Engineering BiVO₄ and Oxygen Evolution Cocatalyst Interfaces with Rapid Hole Extraction for Photoelectrochemical Water Splitting

Tailoring the oxygen evolution cocatalyst (OEC)/BiVO₄ interfaces with a hole transfer layer (HTL) is expected to suppress the interfacial charge recombination, thus achieving highly efficient photoelectrochemical (PEC) water splitting. Herein, Co₃O₄ nanoparticles are inserted between the NiOOH OEC and BiVO₄ as an HTL for the design of NiOOH/Co₃O₄/BiVO₄ photoanodes. A champion photoanode achieves a photocurrent density of 6.4 mA cm^-2 at 1.23 V versus the reversible hydrogen electrode (RHE) under AM 1.5 G illumination (100 mW cm^-2). Stable PEC water splitting is realized for up to 90 h. Being highly dispersed at the surfaces of BiVO₄, the p-type Co₃O₄ nanoparticles form p-n junctions with BiVO₄, thus providing an extra driving force for the extraction of the photogenerated holes from BiVO₄ to the NiOOH OEC, which efficiently suppresses charge recombination at the BiVO₄/NiOOH interfaces and accelerates the surface water oxidation kinetics.
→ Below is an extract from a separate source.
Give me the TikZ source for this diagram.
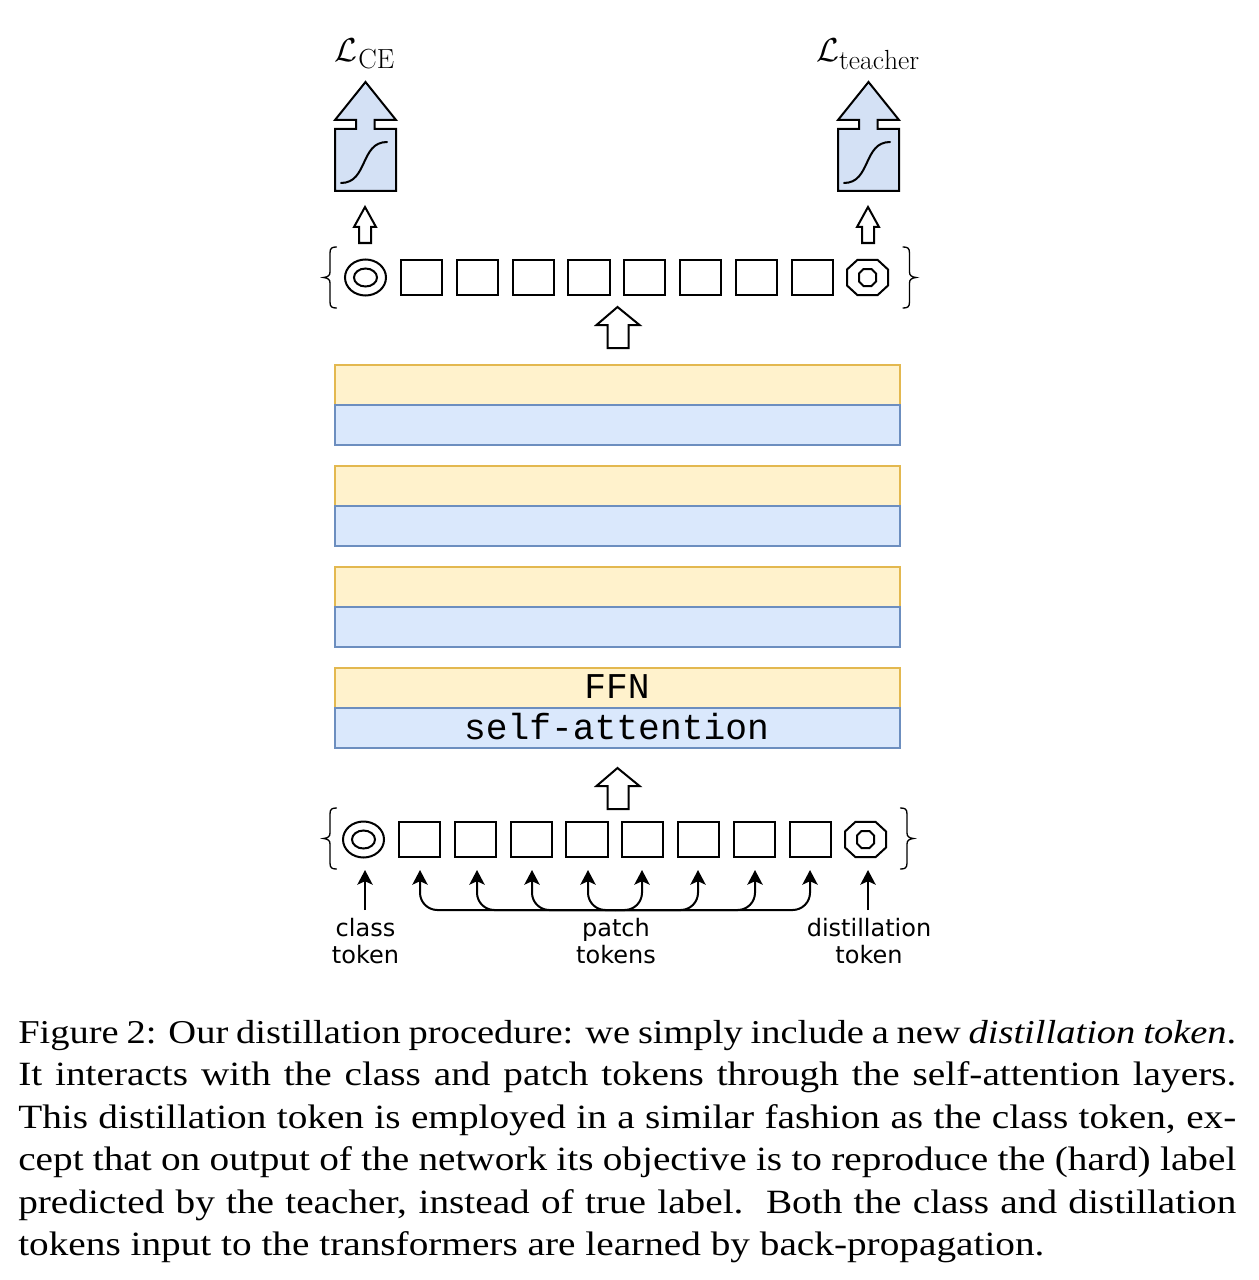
\RequirePackage{fix-cm}
\documentclass[tikz,border=0pt]{standalone}
\usepackage{fontspec}
\usetikzlibrary{arrows.meta,shapes.geometric}
\newfontfamily\capfont[FakeStretch=1.155]{Liberation Serif}
\newfontfamily\labfont{DejaVu Sans}
\newfontfamily\codefont{Liberation Mono}
\newcommand{\capline}[1]{\hbox to 913.5pt{#1}}
\definecolor{softblue}{HTML}{D4E1F5}
\definecolor{yfill}{HTML}{FFF2CC}
\definecolor{yline}{HTML}{E3B84F}
\definecolor{bfill}{HTML}{DAE8FC}
\definecolor{bline}{HTML}{6C8EBF}
\tikzset{
  px/.style={x=0.75pt,y=-0.75pt},
  stroke/.style={draw=black,line width=1.5pt,line join=miter},
  sq/.style={stroke,rectangle,inner sep=0pt,outer sep=0pt,minimum width=30.9pt,minimum height=26.6pt},
  ringo/.style={stroke,ellipse,inner sep=0pt,outer sep=0pt,minimum width=30.75pt,minimum height=27pt},
  ringi/.style={stroke,ellipse,inner sep=0pt,outer sep=0pt,minimum width=17.25pt,minimum height=13.5pt},
  ybar/.style={draw=yline,fill=yfill,line width=1.3pt,rectangle,inner sep=0pt,outer sep=0pt,minimum width=424pt,minimum height=30.4pt},
  bbar/.style={ybar,draw=bline,fill=bfill},
  thinarrow/.style={draw=black,line width=1.5pt,-{Stealth[length=11pt,width=11.5pt,inset=2.6pt]}},
  bus/.style={thinarrow,rounded corners=13pt},
  lab/.style={align=center,font=\fontsize{18}{20.6}\selectfont\labfont,inner sep=0pt},
  loss/.style={inner sep=0pt,anchor=base west,font=\fontsize{24.88}{28}\selectfont},
  code/.style={font=\fontsize{27.2}{28}\selectfont\codefont,inner sep=0pt},
  capt/.style={inner sep=0pt,anchor=base west,font=\fontsize{25.5}{30}\selectfont\capfont},
  bigup/.pic={\draw[stroke] (0,0)--(22,18)--(11,18)--(11,41)--(-10,41)--(-10,18)--(-21,18)--cycle;},
  smallup/.pic={\draw[stroke] (0,0)--(11,20)--(6,20)--(6,36)--(-6,36)--(-6,20)--(-11,20)--cycle;},
  softmax/.pic={
    \draw[stroke,fill=softblue] (0,47)--(21,47)--(21,38)--(0,38)--(30.5,0)--(61,38)--(39.5,38)--(39.5,47)--(61,47)--(61,109)--(0,109)--cycle;
    \draw[line width=1.5pt,line cap=round] (6,101) .. controls (33,101) and (25,60) .. (52,60);
  },
  octagon/.pic={
    \draw[stroke] (-10,-17.7)--(10,-17.7)--(20.5,-8)--(20.5,8)--(10,17.7)--(-10,17.7)--(-20.5,8)--(-20.5,-8)--cycle;
    \draw[stroke] (-4,-8.5)--(4,-8.5)--(8.5,-4)--(8.5,4)--(4,8.5)--(-4,8.5)--(-8.5,4)--(-8.5,-4)--cycle;
  },
  bracel/.pic={\draw[line width=1pt,line cap=round] (13.5,0) .. controls (9,0) and (7,1) .. (7,6)--(7,25) .. controls (7,28.5) and (5,30) .. (0.5,30.5) .. controls (5,31) and (7,32.5) .. (7,36)--(7,55) .. controls (7,60) and (9,61) .. (13.5,61);},
  bracer/.pic={\draw[line width=1pt,line cap=round] (0,0) .. controls (4.5,0) and (6.5,1) .. (6.5,6)--(6.5,25) .. controls (6.5,28.5) and (8.5,30) .. (13,30.5) .. controls (8.5,31) and (6.5,32.5) .. (6.5,36)--(6.5,55) .. controls (6.5,60) and (4.5,61) .. (0,61);},
}
\begin{document}
\begin{tikzpicture}[px]
\useasboundingbox (0,0) rectangle (1258,1280);

% Losses and softmax heads
\node[loss] (lce) at (334,62) {$\mathcal{L}$\kern1pt\raisebox{-5pt}{$\scriptstyle\mathrm{CE}$}};
\node[loss] (lteach) at (816,62) {$\mathcal{L}$\raisebox{-5.5pt}{$\scriptstyle\mathrm{teacher}$}};
\pic at (335,82) {softmax};
\pic at (838,82) {softmax};
\pic at (365,207) {smallup};
\pic at (868,207) {smallup};

% Output tokens
\pic at (323,247) {bracel};
\node[ringo] (oe) at (365.5,277.5) {};
\node[ringi] (oei) at (365.5,277.5) {};
\foreach \i/\cx in {1/421.5,2/477.3,3/533.2,4/589,5/644.8,6/700.7,7/756.5,8/812.3}
  \node[sq] (o\i) at (\cx,277.5) {};
\pic at (867.5,277.5) {octagon};
\pic at (903,247) {bracer};
\pic at (617.5,307) {bigup};

% Transformer blocks
\foreach \n/\yy in {a/385,b/486,c/587,d/688}{
  \pgfmathsetmacro{\yb}{\yy+40}
  \node[ybar] (y\n) at (617.3,\yy) {};
  \node[bbar] (b\n) at (617.3,\yb) {};
}
\node[code] (tffn) at (617,687) {FFN};
\node[code] (tsa) at (616.5,727) {self-attention};
\pic at (617.5,768) {bigup};

% Input tokens
\pic at (323,808) {bracel};
\node[ringo] (ie) at (363.5,839.5) {};
\node[ringi] (iei) at (363.5,839.5) {};
\foreach \i/\cx in {1/419.5,2/475.3,3/531.2,4/587,5/642.8,6/698.7,7/754.5,8/810.3}
  \node[sq] (i\i) at (\cx,839.5) {};
\pic at (865.5,839.5) {octagon};
\pic at (900.5,808) {bracer};

% Labels
\node[lab] (lclass) at (365.5,941) {class\\token};
\node[lab] (lpatch) at (616,941) {patch\\tokens};
\node[lab] (ldist) at (869,941) {distillation\\token};

% Connectors
\coordinate (cfoot) at (365,910);
\coordinate (ctip) at (365,870);
\coordinate (dfoot) at (868,910);
\coordinate (dtip) at (868,870);
\draw[thinarrow] (cfoot) -- (ctip);
\draw[thinarrow] (dfoot) -- (dtip);
\coordinate (busc) at (615,910);
\foreach \i/\cx in {1/420,2/477,3/532,4/588,5/642,6/698,7/755,8/810}{
  \coordinate (t\i) at (\cx,870);
  \draw[bus] (busc) -| (t\i);
}

% Caption
\node[capt] (c1) at (18,1043) {\fontsize{25}{30}\selectfont\capline{Figure 2: Our distillation procedure: we simply include a new \textit{distillation token}.}};
\node[capt] (c2) at (18,1085.5) {\capline{It interacts with the class and patch tokens through the self-attention layers.}};
\node[capt] (c3) at (18,1128) {\capline{This distillation token is employed in a similar fashion as the class token, ex-}};
\node[capt] (c4) at (18,1170) {\capline{cept that on output of the network its objective is to reproduce the (hard) label}};
\node[capt] (c5) at (18,1213) {\capline{predicted by the teacher, instead of true label.\ \ Both the class and distillation}};
\node[capt] (c6) at (18,1255) {tokens input to the transformers are learned by back-propagation.};
\end{tikzpicture}
\end{document}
A charge separation efficiency of 95.6% and a surface charge transfer efficiency of 97.7% are achieved at 1.23 V vs RHE. The strategy is applicable to other OEC (e.g., MnO_x and FeOOH)/BiVO₄ photoanodes. This work may inspire the rational design of high-performance photoanodes for feasible solar energy conversion.